═══ Data lines ═══

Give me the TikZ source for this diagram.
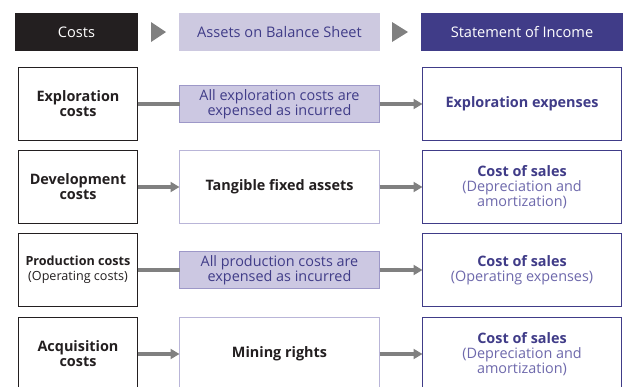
\documentclass[tikz,border=0pt]{standalone}
\usepackage{fontspec}
\setmainfont{Open Sans}
\usetikzlibrary{arrows.meta}
\definecolor{hdrblack}{HTML}{231F20}
\definecolor{hdrlight}{HTML}{CDC9E0}
\definecolor{hdrdark}{HTML}{403C88}
\definecolor{purtext}{HTML}{403C88}
\definecolor{purlight}{HTML}{6E69AC}
\definecolor{midfill}{HTML}{CCC8E2}
\definecolor{midborder}{HTML}{9D98C8}
\definecolor{wborder}{HTML}{B9B5D8}
\definecolor{arrowgray}{HTML}{808080}
\begin{document}
\begin{tikzpicture}[x=1pt,y=-1pt,
  every node/.style={inner sep=0pt,outer sep=0pt,align=center,font=\fontsize{14.4}{15}\selectfont},
  hdr/.style={minimum height=38pt,font=\fontsize{14.6}{15}\selectfont},
  leftbox/.style={draw=hdrblack,line width=1.6pt,fill=white,minimum width=119pt,minimum height=73pt,text=hdrblack},
  midfillbox/.style={draw=midborder,line width=1.2pt,fill=midfill,minimum width=200pt,minimum height=37pt,text=purtext},
  midwbox/.style={draw=wborder,line width=1.2pt,fill=white,minimum width=200pt,minimum height=73pt,text=hdrblack},
  rightbox/.style={draw=hdrdark,line width=1.6pt,fill=white,minimum width=199pt,minimum height=73pt,text=purtext},
  tri/.style={fill=arrowgray},
  conn/.style={draw=arrowgray,line width=3.6pt},
  conna/.style={conn,-{Triangle[length=9pt,width=10pt]}},
]
\useasboundingbox (0,0) rectangle (624,386);
\clip (0,0) rectangle (624,386);
% headers
\node[hdr,fill=hdrblack,text=white,minimum width=123pt] (h1) at (76.5,32) {Costs};
\node[hdr,fill=hdrlight,text=purtext,minimum width=201pt] (h2) at (279.5,32) {Assets on Balance Sheet};
\node[hdr,fill=hdrdark,text=white,minimum width=202pt] (h3) at (522,32) {Statement of Income};
\fill[tri] (151,22) -- (166,32) -- (151,42) -- cycle;
\fill[tri] (392,22) -- (408,32) -- (392,42) -- cycle;
% row 1
\node[leftbox] (l1) at (78,104) {\bfseries Exploration\\\bfseries costs};
\node[midfillbox] (m1) at (279.5,104) {All exploration costs are\\expensed as incurred};
\node[rightbox] (r1) at (522,104) {\bfseries Exploration expenses};
% row 2
\node[leftbox] (l2) at (78,187) {\bfseries Development\\\bfseries costs};
\node[midwbox] (m2) at (279.5,187) {\bfseries Tangible fixed assets};
\node[rightbox] (r2) at (522,187) {\bfseries Cost of sales\\{\color{purlight}(Depreciation and}\\{\color{purlight}amortization)}};
% row 3
\node[leftbox,font=\fontsize{12.6}{15}\selectfont] (l3) at (78,270) {\bfseries Production costs\\(Operating costs)};
\node[midfillbox] (m3) at (279.5,270) {All production costs are\\expensed as incurred};
\node[rightbox] (r3) at (522,270) {\bfseries Cost of sales\\{\color{purlight}(Operating expenses)}};
% row 4
\node[leftbox] (l4) at (78,354) {\bfseries Acquisition\\\bfseries costs};
\node[midwbox] (m4) at (279.5,354) {\bfseries Mining rights};
\node[rightbox] (r4) at (522,354) {\bfseries Cost of sales\\{\color{purlight}(Depreciation and}\\{\color{purlight}amortization)}};
% connectors
\draw[conn] (l1.east) -- (m1.west);
\draw[conna] (m1.east) -- (r1.west);
\draw[conna] (l2.east) -- (m2.west);
\draw[conna] (m2.east) -- (r2.west);
\draw[conn] (l3.east) -- (m3.west);
\draw[conna] (m3.east) -- (r3.west);
\draw[conna] (l4.east) -- (m4.west);
\draw[conna] (m4.east) -- (r4.west);
\end{tikzpicture}
\end{document}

═══

**Task description**:
Would you return the data exactly as written, without the pictures?

**Answer**:
Give me the TikZ source for this diagram.
\documentclass[tikz,border=0pt]{standalone}
\usepackage{fontspec}
\setmainfont{Open Sans}
\usetikzlibrary{arrows.meta}
\definecolor{hdrblack}{HTML}{231F20}
\definecolor{hdrlight}{HTML}{CDC9E0}
\definecolor{hdrdark}{HTML}{403C88}
\definecolor{purtext}{HTML}{403C88}
\definecolor{purlight}{HTML}{6E69AC}
\definecolor{midfill}{HTML}{CCC8E2}
\definecolor{midborder}{HTML}{9D98C8}
\definecolor{wborder}{HTML}{B9B5D8}
\definecolor{arrowgray}{HTML}{808080}
\begin{document}
\begin{tikzpicture}[x=1pt,y=-1pt,
  every node/.style={inner sep=0pt,outer sep=0pt,align=center,font=\fontsize{14.4}{15}\selectfont},
  hdr/.style={minimum height=38pt,font=\fontsize{14.6}{15}\selectfont},
  leftbox/.style={draw=hdrblack,line width=1.6pt,fill=white,minimum width=119pt,minimum height=73pt,text=hdrblack},
  midfillbox/.style={draw=midborder,line width=1.2pt,fill=midfill,minimum width=200pt,minimum height=37pt,text=purtext},
  midwbox/.style={draw=wborder,line width=1.2pt,fill=white,minimum width=200pt,minimum height=73pt,text=hdrblack},
  rightbox/.style={draw=hdrdark,line width=1.6pt,fill=white,minimum width=199pt,minimum height=73pt,text=purtext},
  tri/.style={fill=arrowgray},
  conn/.style={draw=arrowgray,line width=3.6pt},
  conna/.style={conn,-{Triangle[length=9pt,width=10pt]}},
]
\useasboundingbox (0,0) rectangle (624,386);
\clip (0,0) rectangle (624,386);
% headers
\node[hdr,fill=hdrblack,text=white,minimum width=123pt] (h1) at (76.5,32) {Costs};
\node[hdr,fill=hdrlight,text=purtext,minimum width=201pt] (h2) at (279.5,32) {Assets on Balance Sheet};
\node[hdr,fill=hdrdark,text=white,minimum width=202pt] (h3) at (522,32) {Statement of Income};
\fill[tri] (151,22) -- (166,32) -- (151,42) -- cycle;
\fill[tri] (392,22) -- (408,32) -- (392,42) -- cycle;
% row 1
\node[leftbox] (l1) at (78,104) {\bfseries Exploration\\\bfseries costs};
\node[midfillbox] (m1) at (279.5,104) {All exploration costs are\\expensed as incurred};
\node[rightbox] (r1) at (522,104) {\bfseries Exploration expenses};
% row 2
\node[leftbox] (l2) at (78,187) {\bfseries Development\\\bfseries costs};
\node[midwbox] (m2) at (279.5,187) {\bfseries Tangible fixed assets};
\node[rightbox] (r2) at (522,187) {\bfseries Cost of sales\\{\color{purlight}(Depreciation and}\\{\color{purlight}amortization)}};
% row 3
\node[leftbox,font=\fontsize{12.6}{15}\selectfont] (l3) at (78,270) {\bfseries Production costs\\(Operating costs)};
\node[midfillbox] (m3) at (279.5,270) {All production costs are\\expensed as incurred};
\node[rightbox] (r3) at (522,270) {\bfseries Cost of sales\\{\color{purlight}(Operating expenses)}};
% row 4
\node[leftbox] (l4) at (78,354) {\bfseries Acquisition\\\bfseries costs};
\node[midwbox] (m4) at (279.5,354) {\bfseries Mining rights};
\node[rightbox] (r4) at (522,354) {\bfseries Cost of sales\\{\color{purlight}(Depreciation and}\\{\color{purlight}amortization)}};
% connectors
\draw[conn] (l1.east) -- (m1.west);
\draw[conna] (m1.east) -- (r1.west);
\draw[conna] (l2.east) -- (m2.west);
\draw[conna] (m2.east) -- (r2.west);
\draw[conn] (l3.east) -- (m3.west);
\draw[conna] (m3.east) -- (r3.west);
\draw[conna] (l4.east) -- (m4.west);
\draw[conna] (m4.east) -- (r4.west);
\end{tikzpicture}
\end{document}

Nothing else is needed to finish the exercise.